Reverse-engineering priors in coronavirus discourse

Last week we discussed the Santa Clara county study, in which 1.5% of the people tested positive for coronavirus.

The authors of the study performed some statistical adjustments and summarized with a range of 2.5% to 4.2% for infection rates in the county as a whole, leading to an estimated infection fatality rate of 0.12% to 0.20%, a strong conclusion because it might be taken to imply that coronavirus is not much more deadly than the flu. As discussed on this blog and elsewhere, there were some problems with the statistical analysis, and these conclusions were not supported by these data alone.

Here’s what I said to reporter Michael Schulson:

It’s not like I’m saying they’re wrong, and someone else is saying they’re right. . . . I think their conclusions were a bit strong . . . they have reasons for believing what they believe beyond what’s in this paper. Like they have their own scientific understanding of the world, and so basically they’re coming into it saying, ‘Hey, we believe this. We think that this disease, this virus has a very low infection fatality rate,’ and then they gather data and the data are consistent with that. If you have reason to believe that story, these data support it.
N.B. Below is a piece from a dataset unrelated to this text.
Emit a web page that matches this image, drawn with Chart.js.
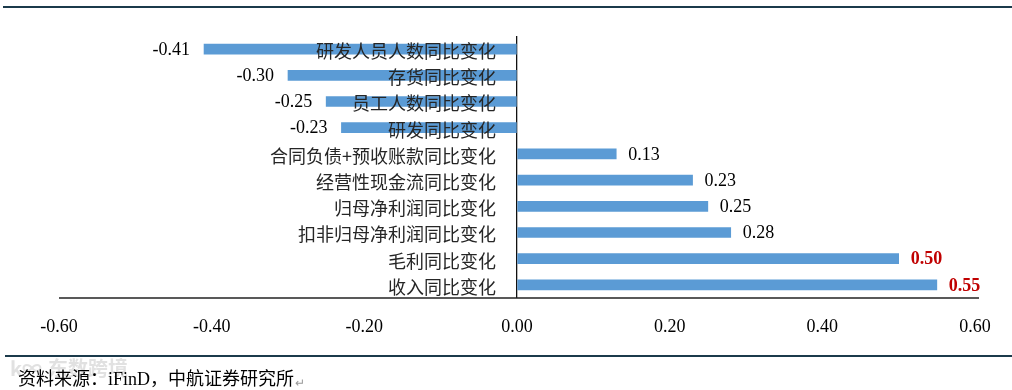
<!DOCTYPE html>
<html>
<head>
<meta charset="utf-8">
<script src="https://cdn.jsdelivr.net/npm/chart.js@4/dist/chart.umd.min.js"></script>
<style>
html,body{margin:0;padding:0;background:#fff;}
#wrap{position:relative;width:1012px;height:390px;}
</style>
</head>
<body>
<div id="wrap"><canvas id="c" width="1012" height="390"></canvas></div>
<script>
const categories = ['研发人员人数同比变化','存货同比变化','员工人数同比变化','研发同比变化','合同负债+预收账款同比变化','经营性现金流同比变化','归母净利润同比变化','扣非归母净利润同比变化','毛利同比变化','收入同比变化'];
const values = [-0.41, -0.30, -0.25, -0.23, 0.13, 0.23, 0.25, 0.28, 0.50, 0.55];
const highlighted = [false, false, false, false, false, false, false, false, true, true];
const xTicks = [-0.60, -0.40, -0.20, 0.00, 0.20, 0.40, 0.60];
const sourceText = '资料来源：iFinD，中航证券研究所';

const SERIF = '"Liberation Serif", "Times New Roman", serif';
const CJK = '"Noto Sans CJK SC", sans-serif';

const decor = {
  id: 'decor',
  beforeDraw(chart) {
    const ctx = chart.ctx;
    ctx.save();
    ctx.fillStyle = '#fff';
    ctx.fillRect(0, 0, chart.width, chart.height);
    ctx.strokeStyle = '#1b3a4b';
    ctx.lineWidth = 2;
    ctx.beginPath(); ctx.moveTo(3, 7); ctx.lineTo(1012, 7); ctx.stroke();
    ctx.beginPath(); ctx.moveTo(5, 356); ctx.lineTo(1012, 356); ctx.stroke();
    ctx.fillStyle = 'rgba(200,200,200,0.55)';
    ctx.font = 'bold 20px ' + CJK;
    ctx.textBaseline = 'middle';
    ctx.textAlign = 'left';
    ctx.fillText('k∞', 10, 368);
    ctx.fillText('东数跨境', 48, 368);
    ctx.restore();
  },
  afterDraw(chart) {
    const ctx = chart.ctx;
    const xs = chart.scales.x, ys = chart.scales.y;
    const area = chart.chartArea;
    const x0 = xs.getPixelForValue(0);
    ctx.save();
    ctx.strokeStyle = '#222';
    ctx.lineWidth = 1.5;
    ctx.beginPath(); ctx.moveTo(area.left, area.bottom); ctx.lineTo(area.right + 4, area.bottom); ctx.stroke();
    ctx.font = '18px ' + CJK;
    ctx.fillStyle = '#262626';
    ctx.textAlign = 'right';
    ctx.textBaseline = 'middle';
    categories.forEach((c, i) => {
      ctx.fillText(c, x0 - 21, ys.getPixelForValue(i) + 2);
    });
    values.forEach((v, i) => {
      const xp = xs.getPixelForValue(v);
      const yp = ys.getPixelForValue(i) + 1;
      ctx.font = (highlighted[i] ? 'bold ' : '') + '18px ' + SERIF;
      ctx.fillStyle = highlighted[i] ? '#C00000' : '#000';
      if (v < 0) { ctx.textAlign = 'right'; ctx.fillText(v.toFixed(2), xp - 14, yp); }
      else { ctx.textAlign = 'left'; ctx.fillText(v.toFixed(2), xp + 12, yp); }
    });
    ctx.textAlign = 'left';
    ctx.textBaseline = 'middle';
    ctx.fillStyle = '#000';
    ctx.font = '18px ' + SERIF + ', ' + CJK;
    ctx.fillText(sourceText, 18, 380);
    const w = ctx.measureText(sourceText).width;
    ctx.fillStyle = '#999';
    ctx.font = '12px ' + CJK;
    ctx.fillText('↵', 18 + w + 1, 382);
    ctx.restore();
  }
};

new Chart(document.getElementById('c'), {
  type: 'bar',
  data: {
    labels: categories,
    datasets: [{
      data: values,
      backgroundColor: '#5B9BD5',
      borderWidth: 0,
      barThickness: 10
    }]
  },
  options: {
    indexAxis: 'y',
    responsive: false,
    animation: false,
    events: [],
    layout: { padding: { left: 59, right: 37, top: 36, bottom: 34.4 } },
    plugins: { legend: { display: false }, tooltip: { enabled: false } },
    scales: {
      x: {
        min: -0.6, max: 0.6,
        afterBuildTicks(scale) { scale.ticks = xTicks.map(v => ({ value: v })); },
        border: { display: false },
        grid: {
          drawTicks: false,
          color: ctx => (ctx.tick && Math.abs(ctx.tick.value) < 1e-9) ? '#111' : 'rgba(0,0,0,0)',
          lineWidth: 1.3
        },
        ticks: {
          padding: 18,
          color: '#000',
          font: { family: SERIF, size: 18 },
          callback: v => Number(v).toFixed(2),
          maxRotation: 0
        }
      },
      y: { display: false }
    }
  },
  plugins: [decor]
});
</script>
</body>
</html>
If you don’t have such a good reason to believe that story, you can see that the data are kind of ambiguous.

A commenter asked how I could have said such a thing, as it seemed in contradiction to my earlier statement that the authors of that paper had “screwed up” on the statistics.

But it’s not a contradiction at all.

Let me explain. The data presented in that Santa Clara study were consistent with underlying infection rates in the target population of anywhere between 0% and about 5%. The 0% would correspond to a 1.5% false positive rate of the tests (which is consistent with the data presented in that paper), and the 5% would correspond to a 0% false positive rate plus some random luck plus some adjustments. I can’t be sure of the 5% because I don’t have all the detail on the adjustments; also the study has other data such as reported symptoms that could be informative here, but those data have not been released, even in summary form, so I can’t really do anything with that.

A range of 0% to 5% . . . OK, we know it’s not 0%, as some people in the county had already had the disease. So I stand by my statement that the study did not offer strong support that the rate was between 2.5% and 4.2%; on the other hand, the data in the study were consistent with those claims.

As I wrote in the comment thread:

It seems clear to me that the authors of that study had reasons for believing their claims, even before the data came in. They viewed their study as confirmation of their existing beliefs. They had good reasons, from their perspective. Their reasons are based on their larger understanding of what’s happening with the coronavirus. They have priors, and what I’m saying is that the data from their recent surveys is consistent with their priors. I think that’s why they came on so strong.

But, as I said, if you don’t have such a good reason to believe that story, you can see that the data are kind of ambiguous. I don’t know enough about the epidemic to have strong priors. So, to me, these surveys are consistent with the authors’s priors, but they’re also consistent with other priors.

It’s a Bayesian thing. Part of Bayesian reasoning is to think like a Bayesian; another part is to assess other people’s conclusions as if they are Bayesians and use this to deduce their priors. I’m not saying that other researchers are Bayesian—indeed I’m not always so Bayesian myself—rather, I’m arguing that looking at inferences from this implicit Bayesian perspective can be helpful, in the same way that economists can look at people’s decisions and deduce their implicit utilities. It’s a Neumann thing: again, you won’t learn people’s “true priors” any more than you’ll learn their “true utilities”—or, for that matter, any more than a test will reveal students’ “true abilities”—but it’s a baseline.

One problem here is that people are expecting too much from one study. Ultimately, we will learn by replication.

There was a replication of sorts in Los Angeles county, where a team including some of the same researchers reported an estimate of 2.8% to 5.6% with antibodies to the virus. There was also a study in Miami reporting 6%.

On the other hand, if there are a lot of false positives, then we’d expect these to be overestimates. We can’t really know right now. For the Los Angeles and Miami studies, all we have are press releases. This doesn’t mean the results are wrong; it’s just hard to know.

There was a study reporting 20% with antibodies in New York City. Nobody thinks that is all or even mostly false positives; obviously a lot of people in the city have been exposed to the virus. There are sampling issues so maybe underlying rate was really only 10% or 15% at the time the study was done . . . we can’t really know!

We need better data, followups, open science, coordination, etc. I’m glad that people are gathering data and doing studies, and I’m glad that people are pointing out mistakes in studies, which can allow us all to do better.

The discussion can be frustrating because it becomes politicized and people take sides; see discussion here, for example. I regret saying that the authors of the Santa Clara study “owe us all an apology.” I stand by my reactions to that paper, but I don’t think that politicization is good. In an ideal world, I would not have made that inflammatory statement and the authors would’ve updated their paper to include more information and recognize the ambiguity of their results.